Directory traversal or path traversal attacks involve modifying the tree structure path in the URL in order to force the server to access unauthorized parts of the site.

In a classic example, the user may be forced to gradually move back through the tree structure, particularly in the event that the resource is not accessible, for example:

http://target/base/test/ascii.php3
http://target/base/test/
http://target/base/

On vulnerable servers, attackers can simply move back through the path with several ../-type strings:

http://target/../../../../directory/file

More advanced attacks encode certain characters in the form of URL encoding:

http://target/..%2F..%2F..%2Fdirectory/file

They may also employ a Unicode notation:

http://target/..%u2216..%u2216directory/file

Many dynamic sites pass the name of pages to be displayed as parameters in a form similar to the following:

http://target/cgi-bin/script.cgi?url=index.htm

If no verifications are carried out, a hacker may modify the URL manually in order to request access to a site resource that they do not have direct access to, for example:

http://target/cgi-bin/script.cgi?url=script.cgi

What are the countermeasures?

When it comes to URL manipulation prevention and strategies to secure a web server against URL manipulation attacks, it is necessary to keep a watch on vulnerabilities and regularly apply the patches provided by the web server's publisher. Moreover, a detailed configuration of the web server helps keep users from surfing on pages they are not supposed to have access to.
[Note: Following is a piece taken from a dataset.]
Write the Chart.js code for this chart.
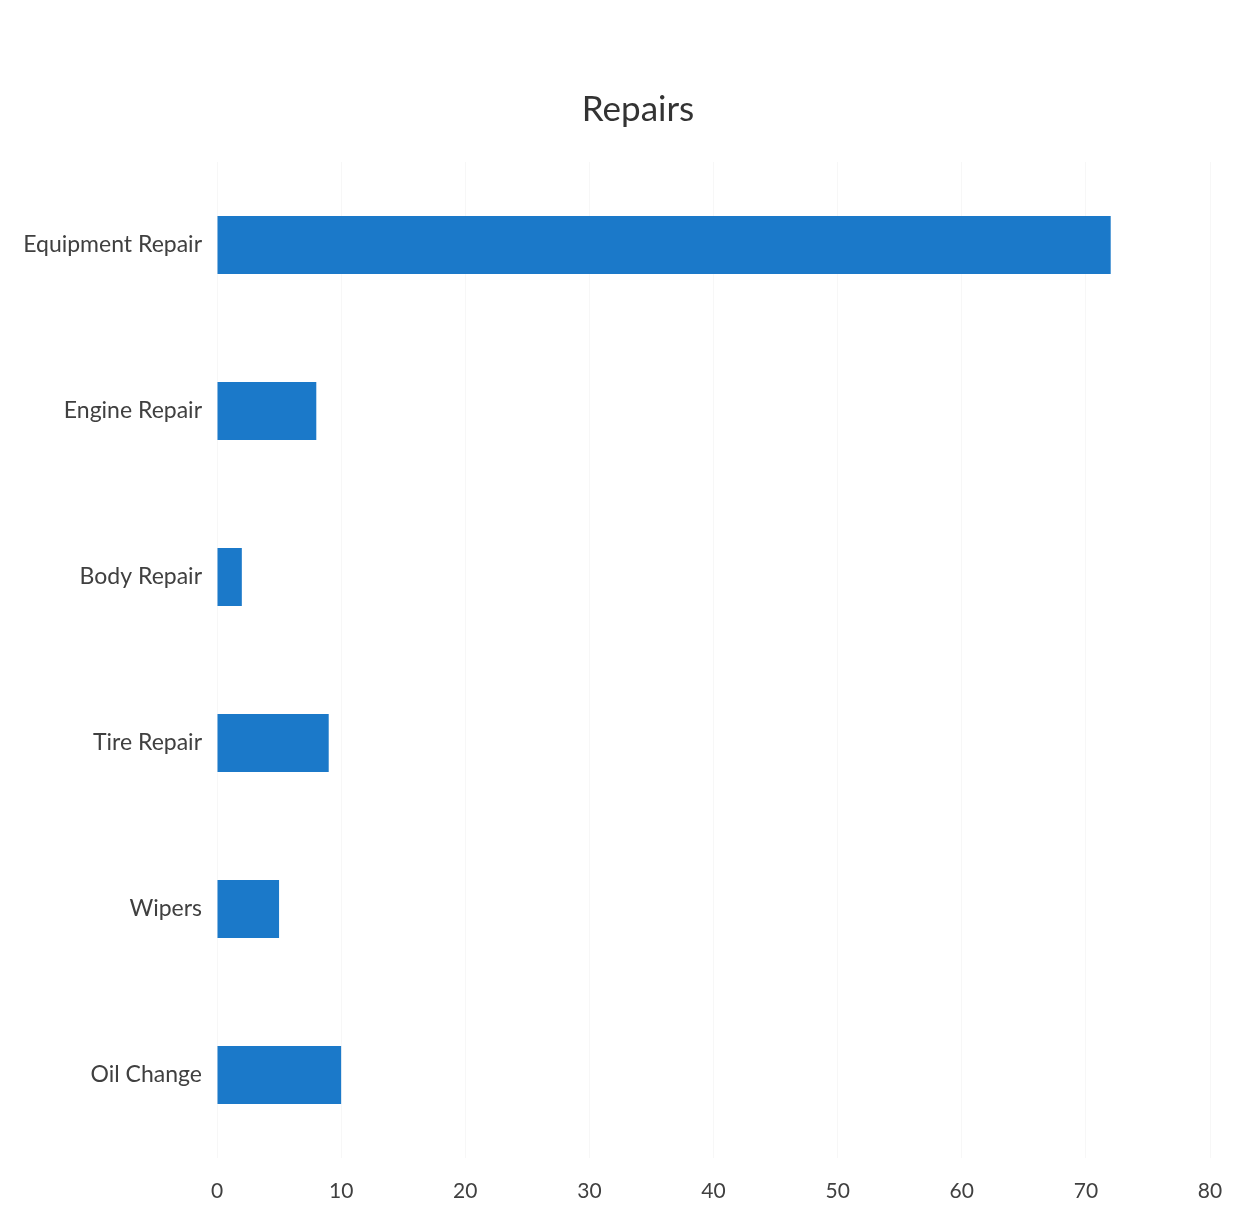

The web server should therefore be configured to:

Prevent the browsing of pages located below the website's root (chroot mechanism).
Disable the display of files present in a directory that does not contain an index file (also known as Directory Browsing).
Delete useless directories and files (including hidden files).
Make sure the server protects access to directories containing sensitive data.
Delete unnecessary configuration options.
Make sure the server accurately interprets dynamic pages, including backup files (.bak).
Delete unnecessary script interpreters.
Prevent HTTP viewing of HTTPS-accessible pages.